HAPPY PI DAY 2023!!

Mar 16, 2023 | Red Deer

At Mathnasium of Red Deer, students celebrated Pi Day this year by making Pi-symbol bread and calculating the Pi of a round object. Can you imagine how wonderful the smell of freshly baked bread in the centre? Well, the taste was even better!! Without no doubt, they were sooo goooood .. and some kids were disappointed; there was no chance to get some more because there was no left-over .. lol

 

 

At Mathnasium, we like to use a simple language. Instead of saying that Pi is the ratio of the circumference of a circle to its diameter, according to our experience when we say “the distance around a circle divided by the distance across”, students, big and young, understand better than using sophisticated words like “circumference” and “diameter”.

 

The history of finding the actual value of Pi

Below is the summary from an article titled Pi Day: How did they first calculate pi?

 

Between 1900-1600 BC in Babylon and 1650 BC in Egypt

Mathematicians used trial & error approximation to find Pi value as 3.1

250 BC

Greek mathematician Archimedes used polygons to come up with 3.14

150 AD

Greek-Roman scientist Ptolemy used polygons to find 3.1416

265 AD

Chinese mathematician Liu Hui used polygon-based iterative algorithm found 3.141

480 AD

Zu Chongzhi adopted Liu Hui’s method and came up with 7 digits accuracy. This record held for another 800 years

1630

Austrian astronomer Christoph Grienberger arrived at 38 digits, using polygonal algorithm

Moving beyond polygons:

1500

Indian astronomer Nilakantha Somayaji proved that Po had an infinite series of number

1665

English mathematician and physicist Isaac Newton used infinite series to compute Pi to 15 digits, using calculus that he and German mathematician Gottfried Wilhelm Leibniz discovered.

1699

Pi value reached 71 digits.

1706

Pi value reached 100 digits.

1956

Pi value reached 620 digits. This is the best approximation without the help of a calculator or computer.

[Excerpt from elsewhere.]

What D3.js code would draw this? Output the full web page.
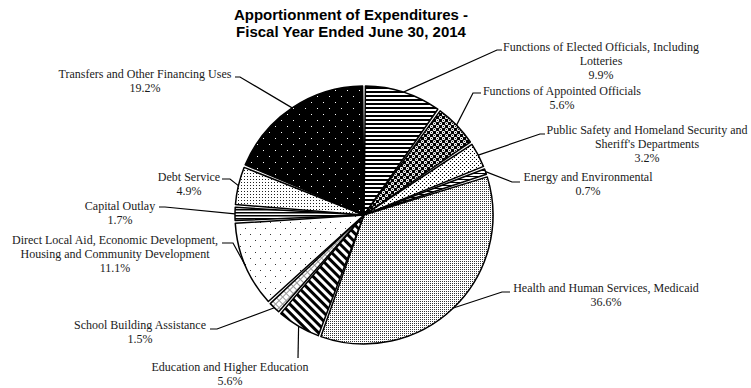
<!DOCTYPE html>
<html>
<head>
<meta charset="utf-8">
<script src="https://cdn.jsdelivr.net/npm/d3@7/dist/d3.min.js"></script>
<style>
  html, body { margin: 0; padding: 0; background: #fff; }
  svg { display: block; }
</style>
</head>
<body>
<svg id="chart" width="751" height="388"></svg>
<script>
// Expenditure categories, clockwise from 12 o'clock
const categories = [
  "Functions of Elected Officials, Including Lotteries",
  "Functions of Appointed Officials",
  "Public Safety and Homeland Security and Sheriff's Departments",
  "Energy and Environmental",
  "Health and Human Services, Medicaid",
  "Education and Higher Education",
  "School Building Assistance",
  "Direct Local Aid, Economic Development, Housing and Community Development",
  "Capital Outlay",
  "Debt Service",
  "Transfers and Other Financing Uses"
];

// Share of total expenditures (%)
const shares = [9.9, 5.6, 3.2, 0.7, 36.6, 5.6, 1.5, 11.1, 1.7, 4.9, 19.2];

// How each category name is broken across label lines
const labelLines = [
  ["Functions of Elected Officials, Including", "Lotteries"],
  ["Functions of Appointed Officials"],
  ["Public Safety and Homeland Security and", "Sheriff's Departments"],
  ["Energy and Environmental"],
  ["Health and Human Services, Medicaid"],
  ["Education and Higher Education"],
  ["School Building Assistance"],
  ["Direct Local Aid, Economic Development,", "Housing and Community Development"],
  ["Capital Outlay"],
  ["Debt Service"],
  ["Transfers and Other Financing Uses"]
];

const titleLines = ["Apportionment of Expenditures -", "Fiscal Year Ended June 30, 2014"];

// Label placement: text block centre x, first baseline y, leader elbow and leader end
const labelLayout = [
  { x: 601, y: 51,  elbow: [497, 50],  end: [502, 50] },
  { x: 562, y: 95,  elbow: [473, 93],  end: [481, 93] },
  { x: 647, y: 134, elbow: [540, 134], end: [545, 134] },
  { x: 588, y: 181, elbow: [512, 182], end: [520, 182] },
  { x: 606, y: 292, elbow: [502, 292], end: [510, 292] },
  { x: 230, y: 371, elbow: [298, 358], end: [298, 358] },
  { x: 140, y: 329, elbow: [217, 329], end: [210, 329] },
  { x: 115, y: 244, elbow: [233, 243], end: [222, 243] },
  { x: 120, y: 210, elbow: [165, 207], end: [159, 207] },
  { x: 189, y: 181, elbow: [230, 179], end: [222, 179] },
  { x: 145, y: 78,  elbow: [240, 77],  end: [235, 77] }
];

const svg = d3.select("#chart");
const cx = 364, cy = 215, R = 129;

// ---- fill patterns, one per slice ----
const defs = svg.append("defs");
function pattern(id, w, h, build, transform) {
  const p = defs.append("pattern")
    .attr("id", id)
    .attr("patternUnits", "userSpaceOnUse")
    .attr("width", w).attr("height", h);
  if (transform) p.attr("patternTransform", transform);
  build(p);
}
const rect = (p, x, y, w, h, fill) =>
  p.append("rect").attr("x", x).attr("y", y).attr("width", w).attr("height", h).attr("fill", fill);
const dot = (p, x, y, r, fill) =>
  p.append("circle").attr("cx", x).attr("cy", y).attr("r", r).attr("fill", fill);

// horizontal stripes
pattern("pat0", 4, 4, p => { rect(p, 0, 0, 4, 4, "#fff"); rect(p, 0, 0, 4, 2, "#000"); });
// white rings on black
pattern("pat1", 6, 6, p => {
  rect(p, 0, 0, 6, 6, "#000");
  dot(p, 1.5, 1.5, 1.6, "#fff"); dot(p, 4.5, 4.5, 1.6, "#fff");
  dot(p, 1.5, 1.5, 0.6, "#000"); dot(p, 4.5, 4.5, 0.6, "#000");
});
// small dots
pattern("pat2", 4, 4, p => { rect(p, 0, 0, 4, 4, "#fff"); rect(p, 0, 0, 1, 1, "#000"); rect(p, 2, 2, 1, 1, "#000"); });
// fine stripes
pattern("pat3", 3, 3, p => { rect(p, 0, 0, 3, 3, "#fff"); rect(p, 0, 0, 3, 1, "#000"); });
// dense dot screen
pattern("pat4", 2, 2, p => { rect(p, 0, 0, 2, 2, "#fff"); rect(p, 0, 0, 1, 1, "#333"); });
// wide diagonal stripes
pattern("pat5", 6, 6, p => { rect(p, 0, 0, 6, 6, "#fff"); rect(p, 0, 0, 6, 3, "#000"); }, "rotate(45)");
// light diagonal grid
pattern("pat6", 5, 5, p => {
  rect(p, 0, 0, 5, 5, "#fff");
  rect(p, 0, 0, 5, 1, "#999"); rect(p, 0, 0, 1, 5, "#999");
}, "rotate(45)");
// sparse dots
pattern("pat7", 10, 12, p => { rect(p, 0, 0, 10, 12, "#fff"); rect(p, 1, 1, 1, 1, "#333"); rect(p, 6, 7, 1, 1, "#333"); });
// fine horizontal stripes
pattern("pat8", 3, 3, p => { rect(p, 0, 0, 3, 3, "#fff"); rect(p, 0, 0, 3, 1.5, "#000"); });
// medium dots
pattern("pat9", 3, 3, p => { rect(p, 0, 0, 3, 3, "#fff"); rect(p, 0, 0, 1, 1, "#222"); });
// white dots on black
pattern("pat10", 12, 12, p => { rect(p, 0, 0, 12, 12, "#000"); rect(p, 1, 1, 1, 1, "#fff"); rect(p, 7, 7, 1, 1, "#fff"); });

// ---- title ----
svg.append("g")
  .selectAll("text")
  .data(titleLines)
  .join("text")
  .attr("x", 351)
  .attr("y", (d, i) => 20 + i * 17)
  .attr("text-anchor", "middle")
  .attr("font-family", "'Liberation Sans', Arial, sans-serif")
  .attr("font-weight", "bold")
  .attr("font-size", 15)
  .attr("fill", "#000")
  .text(d => d);

// ---- pie ----
const pie = d3.pie().sort(null).value(d => d).padAngle(0.022);
const arcs = pie(shares);
const arc = d3.arc().innerRadius(0).outerRadius(R).padRadius(R);

const g = svg.append("g").attr("transform", `translate(${cx},${cy})`);
g.selectAll("path")
  .data(arcs)
  .join("path")
  .attr("d", arc)
  .attr("fill", (d, i) => `url(#pat${i})`)
  .attr("stroke", "#000")
  .attr("stroke-width", 1.5)
  .attr("stroke-linejoin", "round");

// ---- leader lines and labels ----
const midAngle = d => (d.startAngle + d.endAngle) / 2;
const edgePoint = d => [cx + R * Math.sin(midAngle(d)), cy - R * Math.cos(midAngle(d))];

const labels = svg.append("g");
arcs.forEach((d, i) => {
  const L = labelLayout[i];
  const pts = [edgePoint(d), L.elbow, L.end];
  labels.append("path")
    .attr("d", d3.line()(pts))
    .attr("fill", "none")
    .attr("stroke", "#000")
    .attr("stroke-width", 1.2);

  const lines = labelLines[i].concat([d3.format(".1f")(shares[i]) + "%"]);
  labels.append("g")
    .selectAll("text")
    .data(lines)
    .join("text")
    .attr("x", L.x)
    .attr("y", (t, j) => L.y + j * 14)
    .attr("text-anchor", "middle")
    .attr("font-family", "'Liberation Serif', 'Times New Roman', serif")
    .attr("font-size", 12)
    .attr("fill", "#1a1a1a")
    .text(t => t);
});
</script>
</body>
</html>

Computer calculation in modern era

Pi value reached more than 13 trillion digits!!

 

And it turned out it was a challenge to find the perfect Pi number of 3.14--- when calculating the Pi of a round object. Look at some of students’ work below 😊 So we appreciate it so much that the ancient mathematicians around the globe – without knowing each other – were able to agree on the number without a calculator or computer!

 

 

Now it’s your turn .. can you find a near perfect pi value of an object near you?